- West German picture sleeve

Single by Bob Dylan

from the album Nashville Skyline
- B-side: "Country Pie"
- Released: October 1969
- Recorded: February 17, 1969
- Studio: Columbia Studio A (Nashville, Tennessee)
- Genre: Country rock
- Length: 3:23
- Label: Columbia
- Songwriter: Bob Dylan
- Producer: Bob Johnston

Bob Dylan singles chronology
| "Lay Lady Lay" (1969) | "Tonight I'll Be Staying Here with You" (1969) | "Wigwam" (1970) |

= Tonight I'll Be Staying Here with You =

"Tonight I'll Be Staying Here with You" is a song written by Bob Dylan from his 1969 album Nashville Skyline. It was the closing song of the album. The song was the third single released from the album, after "I Threw It All Away" and "Lay Lady Lay", reaching #50 on the US Billboard Hot 100 chart, and reaching the top 20 in other countries. It was anthologized on the compilation albums Bob Dylan's Greatest Hits Vol. II and Playlist: The Very Best of Bob Dylan '60s.

== Background and composition ==
Dylan arrived at the Nashville Skyline recording sessions having written just four songs, including "I Threw It All Away" and "Lay Lady Lay". Having recorded these and three other new songs on February 13 and 14, 1969, he needed a few more songs to fill out the album. "Tonight I'll Be Staying Here with You" was written over two days at the Ramada Inn where Dylan was staying, and recorded over 11 takes on February 17. The song is reminiscent of the last two songs from Dylan's previous album John Wesley Harding, "Down Along the Cove" and "I'll Be Your Baby Tonight", particularly the latter.

The lyrics of "Tonight I'll Be Staying Here with You" mark a change from many of Dylan's earlier love songs, which expressed a restlessness in search of perfect love. In contrast, "Tonight I'll Be Staying Here with You" expresses Dylan's devotion to his lover and willingness to stay with her. Even though the line from the title, which is repeated at the end of each verse, only explicitly expresses a willingness to stay "tonight", the implication of the song is that the singer is willing to stay permanently and become a family man. Train imagery runs throughout the song, but unlike earlier songs that used similar imagery, in this song even though the singer "can hear that whistle blowin'" he wants to "throw [his] ticket out the window" and let "a poor boy on the street" have his seat so that he can stay with his lover. The accompaniment includes piano, pedal steel guitar and bass guitar.

==Reception==
Upon the single release, Cash Box said that unlike previous Dylan singles, "this ballad is honed to a fine edge and further sharpened through excellent production touches." Billboard said that "this strong original rhythm item...offers much of the same potential [as 'Lay Lady Lay']." Record World called it "another classic from the master." Beck Hansen told Mojo that "Tonight I'll Be Staying Here With You" is his favorite Bob Dylan song: "I didn't get too deep into his music until I got into the Nashville records.
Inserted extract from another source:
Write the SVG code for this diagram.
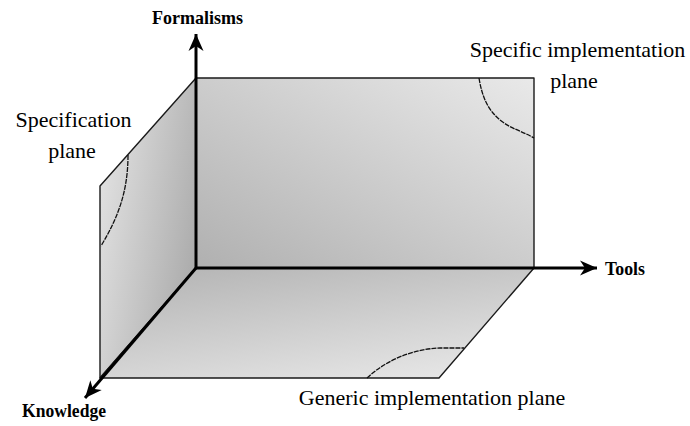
<svg xmlns="http://www.w3.org/2000/svg" width="690" height="426" viewBox="0 0 690 426">
  <defs>
    <linearGradient id="gBack" x1="0" y1="1" x2="1" y2="0">
      <stop offset="0" stop-color="#b0b0b0"/>
      <stop offset="1" stop-color="#e9e9e9"/>
    </linearGradient>
    <linearGradient id="gFloor" x1="0.2" y1="0" x2="0.8" y2="1">
      <stop offset="0" stop-color="#b6b6b6"/>
      <stop offset="1" stop-color="#e6e6e6"/>
    </linearGradient>
    <linearGradient id="gLeft" x1="0" y1="0.1" x2="1" y2="0.6">
      <stop offset="0" stop-color="#e6e6e6"/>
      <stop offset="1" stop-color="#acacac"/>
    </linearGradient>
    <marker id="arrow" markerUnits="userSpaceOnUse" viewBox="-18 -8 19 16" refX="0" refY="0" markerWidth="19" markerHeight="16" orient="auto">
      <path d="M0,0 L-17,-7.5 L-12,0 L-17,7.5 Z" fill="#000"/>
    </marker>
    <style>
      .plane { stroke: #1a1a1a; stroke-width: 1.4; stroke-linejoin: round; }
      .curve { fill: none; stroke: #111; stroke-width: 1.3; stroke-dasharray: 5 1; }
      .axis { fill: none; stroke: #000; stroke-width: 3; marker-end: url(#arrow); }
      .axlabel { font-family: "Liberation Serif", "Times New Roman", serif; font-weight: bold; font-size: 19px; fill: #000; }
      .plabel { font-family: "Liberation Serif", "Times New Roman", serif; font-size: 22px; fill: #000; }
    </style>
  </defs>

  <g id="back-plane">
    <rect class="plane" x="196" y="78" width="338" height="190" fill="url(#gBack)"/>
    <path class="curve" d="M479,78 C482,96 487,109 500,120 C511,129 522,131 534,138"/>
  </g>

  <g id="left-plane">
    <polygon class="plane" points="196,78 196,268 100,378 100,186" fill="url(#gLeft)"/>
    <path class="curve" d="M128,155 C128,190 119,216 101,246"/>
  </g>

  <g id="floor-plane">
    <polygon class="plane" points="196,268 534,268 439,378 100,378" fill="url(#gFloor)"/>
    <path class="curve" d="M367,378 C384,362 410,349 440,348 L464,348"/>
  </g>

  <g id="axes">
    <line class="axis" x1="196" y1="269" x2="196" y2="34"/>
    <line class="axis" x1="195" y1="268" x2="597" y2="268"/>
    <line class="axis" x1="196" y1="268" x2="85" y2="398"/>
  </g>

  <g id="axis-labels">
    <text class="axlabel" x="152" y="24" textLength="91" lengthAdjust="spacingAndGlyphs">Formalisms</text>
    <text class="axlabel" x="605" y="275" textLength="40" lengthAdjust="spacingAndGlyphs">Tools</text>
    <text class="axlabel" x="22" y="417" textLength="84" lengthAdjust="spacingAndGlyphs">Knowledge</text>
  </g>

  <g id="plane-labels">
    <text class="plabel" x="73.5" y="127" text-anchor="middle">Specification</text>
    <text class="plabel" x="72" y="158" text-anchor="middle">plane</text>
    <text class="plabel" x="577.5" y="57" text-anchor="middle">Specific implementation</text>
    <text class="plabel" x="574" y="88" text-anchor="middle">plane</text>
    <text class="plabel" x="432" y="405" text-anchor="middle">Generic implementation plane</text>
  </g>
</svg>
Those are the ones that really got to me, because I was so into country music when I was younger and hearing those records for the first time... I always liked his kind of throwaway love songs. For somebody who's a giant like him, who writes those great cinematic songs like 'Visions of Johanna' that draw you into a strange world, to just toss out a good little tune...that's an aspect of Dylan I always really appreciated."

== Live performances ==
Dylan did not play "Tonight I'll Be Staying Here with You" live in concert until the Rolling Thunder Revue tours in 1975 and 1976, and it was not played live again until February 1990 on the Neverending Tour. The first live performance was at Waltham, Massachusetts on November 22, 1975. The Rolling Thunder Revue version became an anthemic rocker, rather than the sweet country song from the original album. A live version of the song from the first Rolling Thunder Revue tour was released in 2002 on The Bootleg Series Vol. 5: Bob Dylan Live 1975, The Rolling Thunder Revue; it was also included on the 2019 box set The Rolling Thunder Revue: The 1975 Live Recordings, along with a rehearsal of the song. According to his official website, Dylan played the song 144 times in total between 1975 and 2006.